BKウイルス腎症におけるSV40 large-T抗原染色とBKV VP1抗原染色の比較検討.
Comparison of immunohistochemical staining for large T antigen and VP1 in polyomavirus nephropathy after kidney transplantation

福岡大学医学部 腎臓・膠原病内科学
* 升谷 耕介
九州大学大学院 病態機能内科学
松隈 祐太、土本 晃裕、中野 敏昭、北園 孝成
九州大学大学院 臨床・腫瘍外科学
 
岡部 安博、土井 篤、加来 啓三、中村 雅史
奈良県立医科大学 腎臓内科学
 
鶴屋 和彦

【背景】2013年にBanff Working Group on Polyomavirus Nephropathyより発表されたBKウイルス(BKV)腎症のクラス分類は、診断時および治療後の移植腎機能をよく反映することが示された。本分類の構成要素はpvlスコアとciスコアで、ほとんどの施設が腎症の診断とpvlスコアの評価にSV40 large-T抗原(TAg)染色を用いている。但し、ウイルスが増殖し、核内封入体を形成する、あるいは尿細管細胞や変性・脱落する時期にはTAgの発現は低下しVP1が増加することが示唆されている。また、SV40 TAg染色とBKVの後期蛋白であるVP1の染色を明確に比較した報告はない。

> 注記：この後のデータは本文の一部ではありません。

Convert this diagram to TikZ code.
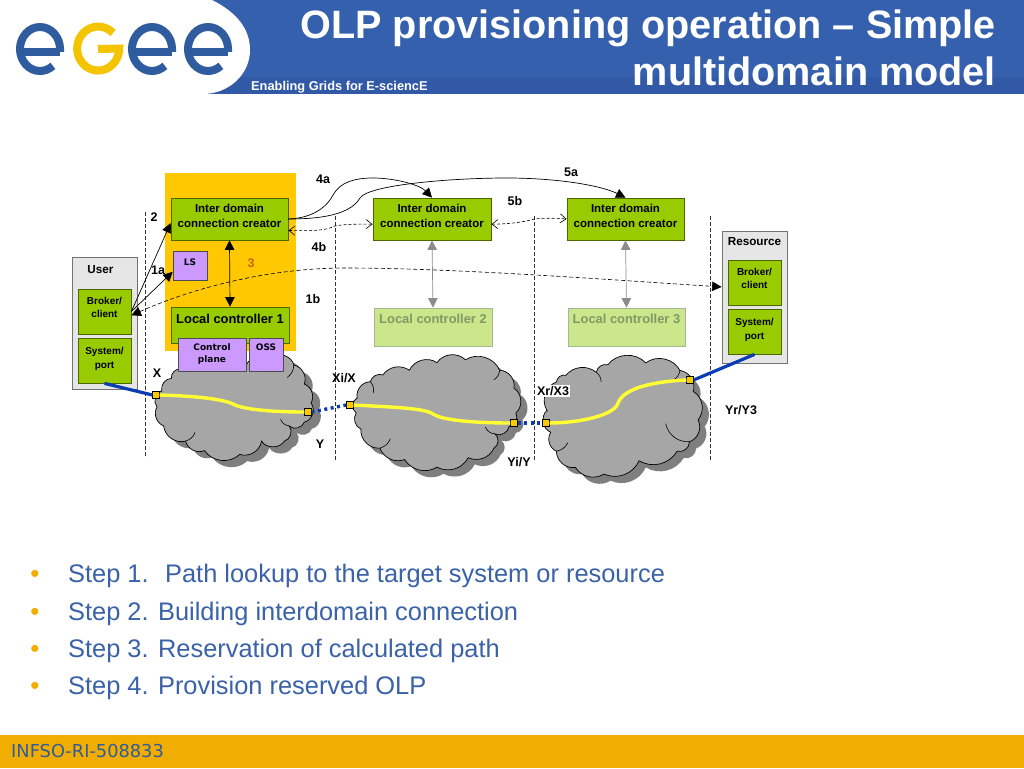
\documentclass[tikz,border=0pt]{standalone}
\usepackage{fontspec}
\setmainfont{Liberation Sans}
\newfontfamily\verd{DejaVu Sans}
\usetikzlibrary{arrows.meta}
\definecolor{hdr}{HTML}{3560AE}
\definecolor{hdrd}{HTML}{3159A6}
\definecolor{logob}{HTML}{2F5C9E}
\definecolor{logoy}{HTML}{F5C400}
\definecolor{foot}{HTML}{F2AE00}
\definecolor{bodyb}{HTML}{3A62A8}
\definecolor{grn}{HTML}{99CC00}
\definecolor{grnb}{HTML}{4D6600}
\definecolor{pur}{HTML}{CC99FF}
\definecolor{lgrn}{HTML}{CCE68C}
\definecolor{lgrnt}{HTML}{7F9966}
\definecolor{cloudf}{HTML}{A6A6A6}
\definecolor{clouds}{HTML}{7F7F7F}
\definecolor{amber}{HTML}{FFC800}
\definecolor{linkb}{HTML}{0A3CB4}
\definecolor{yel}{HTML}{FFFF33}
\definecolor{boxg}{HTML}{E6E6E6}
\newcommand{\cloudA}{(158,390) to[bend left=50] (168,377) to[bend left=50] (178,367) to[bend left=40] (247,363) to[bend left=50] (273,355) to[bend left=60] (297,363) to[bend left=50] (308,383) to[bend left=50] (315,403) to[bend left=60] (308,423) to[bend left=60] (292,427) to[bend left=60] (287,443) to[bend left=60] (263,443) to[bend left=50] (240,457) to[bend left=50] (203,453) to[bend left=50] (183,443) to[bend left=50] (160,427) to[bend left=50] (153,407) to[bend left=60] cycle}
\newcommand{\cloudB}{(353,397) to[bend left=50] (367,380) to[bend left=50] (380,373) to[bend left=45] (408,368) to[bend left=50] (437,360) to[bend left=50] (467,357) to[bend left=50] (503,368) to[bend left=50] (518,387) to[bend left=55] (520,413) to[bend left=60] (513,427) to[bend left=55] (498,435) to[bend left=60] (497,450) to[bend left=45] (470,460) to[bend left=45] (437,470) to[bend left=45] (403,462) to[bend left=45] (377,450) to[bend left=50] (357,430) to[bend left=50] (352,413) to[bend left=60] cycle}
\newcommand{\cloudC}{(543,410) to[bend left=50] (553,380) to[bend left=50] (563,373) to[bend left=45] (595,370) to[bend left=50] (607,362) to[bend left=50] (647,360) to[bend left=50] (683,368) to[bend left=50] (697,390) to[bend left=50] (702,420) to[bend left=50] (693,443) to[bend left=55] (680,453) to[bend left=45] (640,463) to[bend left=45] (603,477) to[bend left=45] (573,470) to[bend left=50] (553,453) to[bend left=50] (547,433) to[bend left=60] cycle}
\newcommand{\logoe}[1]{\draw[logob,line width=8pt] (#1+20,49+3) -- (#1-20,49+3); \draw[logob,line width=8pt] (#1+20,49+3) -- (#1+20,49) arc[start angle=0,end angle=-310,x radius=20,y radius=22];}
\tikzset{
 lbl/.style={font=\bfseries\fontsize{12.5}{14}\selectfont,inner sep=0pt},
 gbox/.style={draw=grnb,fill=grn,line width=.8pt,align=center,inner sep=0pt,text depth=6pt,font=\bfseries\fontsize{11.5}{15}\selectfont},
 sbox/.style={draw=grnb,fill=grn,line width=.8pt,align=center,inner sep=0pt,font=\bfseries\fontsize{10}{13.5}\selectfont},
 pbox/.style={draw=black!70,fill=pur,line width=.6pt,align=center,inner sep=0pt,font=\verd\bfseries\fontsize{9}{12}\selectfont},
 lbox/.style={draw=lgrnt!70,fill=lgrn,line width=.8pt,inner sep=0pt,text=lgrnt,font=\bfseries\fontsize{12.9}{14}\selectfont},
 gcont/.style={draw=black!55,fill=boxg,line width=.8pt,inner sep=0pt,font=\bfseries\fontsize{11.7}{14}\selectfont},
 portn/.style={draw=black,fill=amber,line width=.6pt,minimum width=6.5pt,minimum height=6.5pt,inner sep=0pt},
 farrow/.style={-{Triangle[length=9.5pt,width=9.5pt]},line width=.7pt},
 farrows/.style={{Triangle[length=9.5pt,width=9.5pt]}-{Triangle[length=9.5pt,width=9.5pt]},line width=.7pt},
 barb/.style={{Straight Barb[length=6pt,width=9pt]}-{Straight Barb[length=6pt,width=9pt]},dash pattern=on 3pt off 2pt,line width=.6pt},
 divider/.style={black!80,line width=.7pt,dash pattern=on 3.5pt off 2.5pt},
 yline/.style={yel,line width=3.4pt},
 bline/.style={linkb,line width=3.2pt},
 dline/.style={linkb,line width=3.4pt,dash pattern=on 3pt off 3.5pt},
 stepn/.style={anchor=base west,inner sep=0pt,text=bodyb,font=\fontsize{25.4}{28}\selectfont},
 bull/.style={anchor=base,inner sep=0pt,text=foot,font=\fontsize{26}{28}\selectfont},
 crease/.style={draw=black,line width=.6pt},
}
\begin{document}
\begin{tikzpicture}[x=1pt,y=-1pt]
\useasboundingbox (0,0) rectangle (1024,768);
\fill[white] (0,0) rectangle (1024,768);
% header
\fill[hdr] (0,0) rectangle (1024,94);
\fill[hdrd] (0,77) rectangle (1024,94);
\fill[white] (0,0) -- (212,0) .. controls (238,13) and (250,30) .. (250,50) .. controls (250,75) and (228,94) .. (203,94) -- (0,94) -- cycle;
\logoe{40}
\draw[logoy,line width=8pt] (98+15,49-16) arc[start angle=-45,end angle=-360,x radius=21,y radius=22] -- (98,49);
\logoe{152}
\logoe{208}
\node[anchor=base west,inner sep=0pt,text=white,font=\bfseries\fontsize{12.8}{14}\selectfont] (tag) at (251,90) {Enabling Grids for E-sciencE};
\node[anchor=base east,inner sep=0pt,text=white,font=\bfseries\fontsize{39.6}{44}\selectfont] (t1) at (996,38) {OLP provisioning operation – Simple};
\node[anchor=base east,inner sep=0pt,text=white,font=\bfseries\fontsize{39.6}{44}\selectfont] (t2) at (996,85) {multidomain model};
% footer
\fill[foot] (0,735) rectangle (1024,768);
\node[anchor=base west,inner sep=0pt,text=logob,font=\verd\fontsize{17.8}{20}\selectfont] (fn) at (11,757) {INFSO-RI-508833};
% bullets
\node[bull] (b1) at (35,582) {•};
\node[stepn] (s1) at (68,582) {Step 1.~ Path lookup to the target system or resource};
\node[bull] (b2) at (35,620) {•};
\node[stepn] (s2) at (68,620) {Step 2. Building interdomain connection};
\node[bull] (b3) at (35,657) {•};
\node[stepn] (s3) at (68,657) {Step 3. Reservation of calculated path};
\node[bull] (b4) at (35,694) {•};
\node[stepn] (s4) at (68,694) {Step 4. Provision reserved OLP};
% domain 1 background
\fill[amber] (165,173) rectangle (296,351);
% clouds
\begin{scope}[shift={(234,405)},scale=.95,shift={(-234,-405)}]
\fill[clouds,shift={(8,7)}] \cloudA;
\filldraw[fill=cloudf,draw=black,line width=.7pt] \cloudA;
\draw[crease] (297,363) to[bend left=25] (290,376);
\draw[crease] (292,427) to[bend left=30] (283,420);
\draw[crease] (183,443) to[bend right=25] (193,434);
\end{scope}
\begin{scope}[shift={(436,413)},scale=.95,shift={(-436,-413)}]
\fill[clouds,shift={(7,7)}] \cloudB;
\filldraw[fill=cloudf,draw=black,line width=.7pt] \cloudB;
\draw[crease] (367,380) to[bend left=25] (370,392);
\draw[crease] (503,368) to[bend left=25] (497,378);
\draw[crease] (498,435) to[bend left=30] (488,428);
\draw[crease] (377,450) to[bend right=25] (388,440);
\end{scope}
\begin{scope}[shift={(622,418)},scale=.95,shift={(-622,-418)}]
\fill[clouds,shift={(7,7)}] \cloudC;
\filldraw[fill=cloudf,draw=black,line width=.7pt] \cloudC;
\draw[crease] (595,370) to[bend left=25] (600,380);
\draw[crease] (683,368) to[bend left=25] (676,378);
\draw[crease] (693,443) to[bend left=40] (668,424);
\draw[crease] (553,453) to[bend right=25] (565,444);
\end{scope}
% dividers
\coordinate (d1a) at (145,212); \coordinate (d1b) at (145,458);
\coordinate (d2a) at (335,216); \coordinate (d2b) at (335,460);
\coordinate (d3a) at (534,216); \coordinate (d3b) at (534,460);
\coordinate (d4a) at (710,216); \coordinate (d4b) at (710,460);
\draw[divider] (d1a) -- (d1b);
\draw[divider] (d2a) -- (d2b);
\draw[divider] (d3a) -- (d3b);
\draw[divider] (d4a) -- (d4b);
% containers
\node[gcont,minimum width=65pt,minimum height=132pt,text depth=108pt] (user) at (104.5,323) {User\hspace*{8pt}};
\node[gcont,minimum width=65pt,minimum height=132pt,text depth=112pt] (res) at (754.5,297) {Resource};
\node[sbox,minimum width=53pt,minimum height=45pt,text depth=8.5pt] (ubrok) at (104.5,311.5) {Broker/\\client};
\node[sbox,minimum width=53pt,minimum height=45pt,text depth=5pt] (usys) at (104.5,360.5) {System/\\port};
\node[sbox,minimum width=53pt,minimum height=45pt,text depth=8.5pt] (rbrok) at (754.5,282.5) {Broker/\\client};
\node[sbox,minimum width=53pt,minimum height=45pt,text depth=5pt] (rsys) at (754.5,331.5) {System/\\port};
% inter-domain
\node[gbox,minimum width=117pt,minimum height=42pt] (ic1) at (229.5,219) {Inter domain\\connection creator};
\node[gbox,minimum width=118pt,minimum height=42pt] (ic2) at (432,219) {Inter domain\\connection creator};
\node[gbox,minimum width=117pt,minimum height=42pt] (ic3) at (625.5,219) {Inter domain\\connection creator};
\node[pbox,minimum width=34pt,minimum height=29pt,text depth=6pt] (ls) at (190,265.5) {LS};
\node[gbox,minimum width=118pt,minimum height=36pt,text depth=13pt,font=\bfseries\fontsize{12.9}{14}\selectfont] (lc1) at (230,325) {Local controller 1};
\node[lbox,minimum width=118pt,minimum height=38pt,text depth=16pt] (lc2) at (433,327) {Local controller 2};
\node[lbox,minimum width=117pt,minimum height=38pt,text depth=16pt] (lc3) at (626.5,327) {Local controller 3};
\node[pbox,minimum width=68pt,minimum height=33pt,text depth=3pt] (cp) at (212,354.5) {Control\\plane};
\node[pbox,minimum width=34pt,minimum height=33pt,text depth=14pt] (oss) at (266,354.5) {OSS};
% ports
\node[portn] (p1) at (156,395) {};
\node[portn] (p2) at (308,412) {};
\node[portn] (p3) at (350,405) {};
\node[portn] (p4) at (514,423) {};
\node[portn] (p5) at (546,423) {};
\node[portn] (p6) at (690,380) {};
\draw[bline] (usys.south) -- (p1.west);
\draw[bline] (rsys.south) -- (p6.east);
\draw[dline] (p2.east) -- (p3.west);
\draw[dline] (p4.east) -- (p5.west);
\draw[yline] (p1.east) .. controls (195,396) and (225,399) .. (235,405) .. controls (250,411) and (285,412) .. (p2.west);
\draw[yline] (p3.east) .. controls (390,407) and (425,408) .. (433,414) .. controls (445,422) and (490,423) .. (p4.west);
\draw[yline] (p5.east) .. controls (580,423) and (615,415) .. (618,403) .. controls (625,385) and (665,381) .. (p6.west);
% arrows
\draw[farrow] (ubrok.east) -- (ic1.-176);
\draw[farrow] (ubrok.east) -- (ls.-160);
\draw[farrows] (ic1.south) -- (lc1.north);
\draw[farrows,black!45] (ic2.south) -- (lc2.north);
\draw[farrows,black!45] (ic3.south) -- (lc3.north);
\draw[farrow] (ic1.east) .. controls (315,218) and (328,205) .. (333,195) .. controls (340,182) and (355,178) .. (373,178) .. controls (395,178) and (420,185) .. (ic2.north);
\draw[farrow] (ic1.east) .. controls (320,219) and (350,215) .. (360,198) .. controls (368,185) and (450,178) .. (507,178) .. controls (555,178) and (600,185) .. (ic3.north);
\draw[barb] (ic1.-11.6) .. controls (310,231) and (325,231) .. (335,226) .. controls (345,224) and (360,224) .. (ic2.-175);
\draw[barb] (ic2.-5) .. controls (510,224) and (525,222) .. (534,219) .. controls (545,218) and (555,218) .. (ic3.west);
\draw[{Triangle[length=9.5pt,width=9.5pt]}-{Triangle[length=9.5pt,width=9.5pt]},dash pattern=on 4pt off 2.5pt,line width=.6pt] (ubrok.-8) .. controls (200,285) and (275,268) .. (345,268) .. controls (450,268) and (600,279) .. (res.163);
% labels
\node[lbl] (n4a) at (323,179) {4a};
\node[lbl] (n5a) at (571,172) {5a};
\node[lbl] (n5b) at (515,201) {5b};
\node[lbl] (n2) at (154,217) {2};
\node[lbl] (n1a) at (158,270) {1a};
\node[lbl,text=orange!80!black] (n3) at (251,263) {3};
\node[lbl] (n4b) at (319,247) {4b};
\node[lbl] (n1b) at (313,299) {1b};
\node[lbl] (nx) at (157,373) {X};
\node[lbl] (nxi) at (344,378) {Xi/X};
\node[lbl] (ny) at (320,444) {Y};
\node[lbl,fill=white,inner sep=1.5pt] (nxr) at (553,391) {Xr/X3};
\node[lbl] (nyi) at (519,462) {Yi/Y};
\node[lbl] (nyr) at (741,410) {Yr/Y3};
\end{tikzpicture}
\end{document}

【対象と方法】対象は1996年〜 2017年に九州大学病院でSV40 TAg染色によりBKV腎症と診断した16症例28生検。
連続切片を作成し、共に市販の抗SV40 TAg抗体と抗BKV VP1抗体による免疫組織染色を行い、染色所見と陽性尿細管数(%)を比較した。初回生検については両染色の陽性尿細管数と診断時の移植腎機能を比較した。

【結果】BKV VP1染色では尿細管細胞核の他に細胞質、管腔内の脱落細胞、円柱などに陽性所見を示したが、SV40 TAg陽性の28生検中2生検(7.1%)がBKV VP1染色陰性であった。染色陰性の2生検はSV40 TAg染色でもpvlスコア1の検体であった。SV40 TAg染色とBKV VP1染色における陽性尿細管数(%)はそれぞれ2.8(0.7-9.8)%、1.4(0.5-3.9)%であった(P=0.2)。BKV腎症と初回診断した16生検において、ベースラインからの血清クレアチニン値の上昇とBKV VP1陽性尿細管数は有意な正の相関を示したが(r=0.49, P<0.05)、SV40 TAg陽性尿細管数との相関は有意ではなかった。

【結論】BKV VP1染色は多彩な陽性所見を示すが、陽性尿細管数はSV40 TAg染色の約半数であり、BKV陽性尿細管が少ない標本では偽陰性を呈する可能性がある。一方、VP1の強発現は尿細管細胞におけるBKV粒子の増加、細胞障害を介して移植腎機能障害と関連する。